┌─ Data supplied

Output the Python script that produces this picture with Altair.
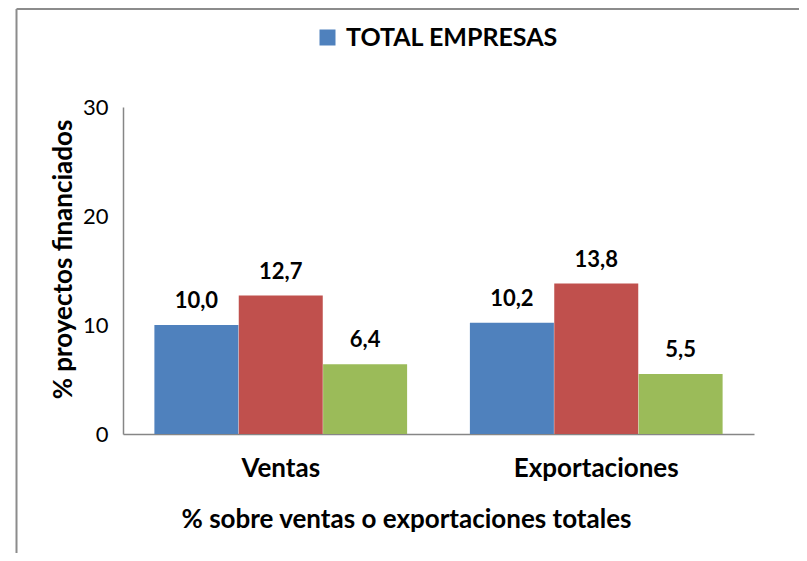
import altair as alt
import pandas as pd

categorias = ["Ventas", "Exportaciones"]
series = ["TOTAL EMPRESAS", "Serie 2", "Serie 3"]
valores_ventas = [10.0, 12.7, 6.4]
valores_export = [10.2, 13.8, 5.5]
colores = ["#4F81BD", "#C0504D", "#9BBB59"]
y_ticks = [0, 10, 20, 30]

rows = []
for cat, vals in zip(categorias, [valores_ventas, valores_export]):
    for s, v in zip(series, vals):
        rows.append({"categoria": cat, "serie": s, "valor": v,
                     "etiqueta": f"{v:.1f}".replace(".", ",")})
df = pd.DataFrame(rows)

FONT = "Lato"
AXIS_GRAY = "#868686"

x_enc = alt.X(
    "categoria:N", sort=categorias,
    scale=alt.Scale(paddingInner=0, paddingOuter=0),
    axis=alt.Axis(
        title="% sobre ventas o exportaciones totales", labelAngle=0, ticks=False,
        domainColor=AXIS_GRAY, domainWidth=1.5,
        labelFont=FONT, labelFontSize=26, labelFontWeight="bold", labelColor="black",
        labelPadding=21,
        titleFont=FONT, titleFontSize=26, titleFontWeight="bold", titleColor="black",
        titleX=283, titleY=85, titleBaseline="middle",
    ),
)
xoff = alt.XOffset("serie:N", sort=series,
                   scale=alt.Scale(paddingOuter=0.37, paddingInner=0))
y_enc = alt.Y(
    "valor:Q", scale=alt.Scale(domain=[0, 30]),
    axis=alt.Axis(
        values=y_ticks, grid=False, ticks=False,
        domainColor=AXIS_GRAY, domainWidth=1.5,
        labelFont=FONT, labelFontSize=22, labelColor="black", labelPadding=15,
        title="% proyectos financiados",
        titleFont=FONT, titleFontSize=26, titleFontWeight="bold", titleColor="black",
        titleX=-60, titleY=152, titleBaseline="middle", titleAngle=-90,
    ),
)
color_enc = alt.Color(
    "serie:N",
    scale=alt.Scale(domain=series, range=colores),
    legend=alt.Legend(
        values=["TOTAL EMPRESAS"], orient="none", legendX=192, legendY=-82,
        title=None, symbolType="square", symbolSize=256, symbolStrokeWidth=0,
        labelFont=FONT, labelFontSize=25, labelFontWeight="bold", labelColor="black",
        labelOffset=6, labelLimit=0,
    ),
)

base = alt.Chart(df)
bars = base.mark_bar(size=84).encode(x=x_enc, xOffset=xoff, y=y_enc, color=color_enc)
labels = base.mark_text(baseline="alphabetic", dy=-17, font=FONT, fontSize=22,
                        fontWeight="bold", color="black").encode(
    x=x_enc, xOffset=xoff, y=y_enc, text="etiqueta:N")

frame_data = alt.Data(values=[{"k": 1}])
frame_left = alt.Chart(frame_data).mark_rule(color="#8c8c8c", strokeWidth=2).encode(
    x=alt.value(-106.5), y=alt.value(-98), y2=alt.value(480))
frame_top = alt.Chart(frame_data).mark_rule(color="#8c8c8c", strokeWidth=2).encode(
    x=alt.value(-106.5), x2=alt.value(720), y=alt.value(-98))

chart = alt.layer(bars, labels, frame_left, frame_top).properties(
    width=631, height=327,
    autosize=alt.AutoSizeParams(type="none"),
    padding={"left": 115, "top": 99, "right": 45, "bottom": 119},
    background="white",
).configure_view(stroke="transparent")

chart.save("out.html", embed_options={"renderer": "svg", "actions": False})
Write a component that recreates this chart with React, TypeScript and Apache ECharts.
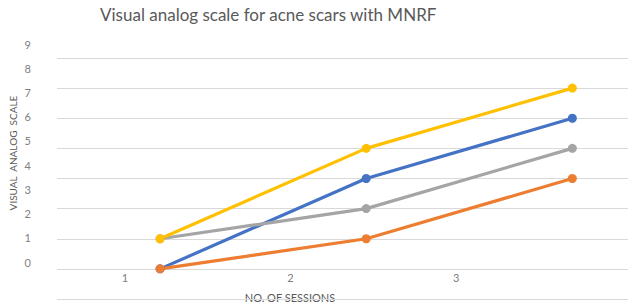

└─

▸ The task: Your task is to set down the records shown above exactly, minus any pictures.

▸ Problem solution:
Output the Python script that produces this picture with Altair.
import altair as alt
import pandas as pd

categorias = ["Ventas", "Exportaciones"]
series = ["TOTAL EMPRESAS", "Serie 2", "Serie 3"]
valores_ventas = [10.0, 12.7, 6.4]
valores_export = [10.2, 13.8, 5.5]
colores = ["#4F81BD", "#C0504D", "#9BBB59"]
y_ticks = [0, 10, 20, 30]

rows = []
for cat, vals in zip(categorias, [valores_ventas, valores_export]):
    for s, v in zip(series, vals):
        rows.append({"categoria": cat, "serie": s, "valor": v,
                     "etiqueta": f"{v:.1f}".replace(".", ",")})
df = pd.DataFrame(rows)

FONT = "Lato"
AXIS_GRAY = "#868686"

x_enc = alt.X(
    "categoria:N", sort=categorias,
    scale=alt.Scale(paddingInner=0, paddingOuter=0),
    axis=alt.Axis(
        title="% sobre ventas o exportaciones totales", labelAngle=0, ticks=False,
        domainColor=AXIS_GRAY, domainWidth=1.5,
        labelFont=FONT, labelFontSize=26, labelFontWeight="bold", labelColor="black",
        labelPadding=21,
        titleFont=FONT, titleFontSize=26, titleFontWeight="bold", titleColor="black",
        titleX=283, titleY=85, titleBaseline="middle",
    ),
)
xoff = alt.XOffset("serie:N", sort=series,
                   scale=alt.Scale(paddingOuter=0.37, paddingInner=0))
y_enc = alt.Y(
    "valor:Q", scale=alt.Scale(domain=[0, 30]),
    axis=alt.Axis(
        values=y_ticks, grid=False, ticks=False,
        domainColor=AXIS_GRAY, domainWidth=1.5,
        labelFont=FONT, labelFontSize=22, labelColor="black", labelPadding=15,
        title="% proyectos financiados",
        titleFont=FONT, titleFontSize=26, titleFontWeight="bold", titleColor="black",
        titleX=-60, titleY=152, titleBaseline="middle", titleAngle=-90,
    ),
)
color_enc = alt.Color(
    "serie:N",
    scale=alt.Scale(domain=series, range=colores),
    legend=alt.Legend(
        values=["TOTAL EMPRESAS"], orient="none", legendX=192, legendY=-82,
        title=None, symbolType="square", symbolSize=256, symbolStrokeWidth=0,
        labelFont=FONT, labelFontSize=25, labelFontWeight="bold", labelColor="black",
        labelOffset=6, labelLimit=0,
    ),
)

base = alt.Chart(df)
bars = base.mark_bar(size=84).encode(x=x_enc, xOffset=xoff, y=y_enc, color=color_enc)
labels = base.mark_text(baseline="alphabetic", dy=-17, font=FONT, fontSize=22,
                        fontWeight="bold", color="black").encode(
    x=x_enc, xOffset=xoff, y=y_enc, text="etiqueta:N")

frame_data = alt.Data(values=[{"k": 1}])
frame_left = alt.Chart(frame_data).mark_rule(color="#8c8c8c", strokeWidth=2).encode(
    x=alt.value(-106.5), y=alt.value(-98), y2=alt.value(480))
frame_top = alt.Chart(frame_data).mark_rule(color="#8c8c8c", strokeWidth=2).encode(
    x=alt.value(-106.5), x2=alt.value(720), y=alt.value(-98))

chart = alt.layer(bars, labels, frame_left, frame_top).properties(
    width=631, height=327,
    autosize=alt.AutoSizeParams(type="none"),
    padding={"left": 115, "top": 99, "right": 45, "bottom": 119},
    background="white",
).configure_view(stroke="transparent")

chart.save("out.html", embed_options={"renderer": "svg", "actions": False})
Write a component that recreates this chart with React, TypeScript and Apache ECharts.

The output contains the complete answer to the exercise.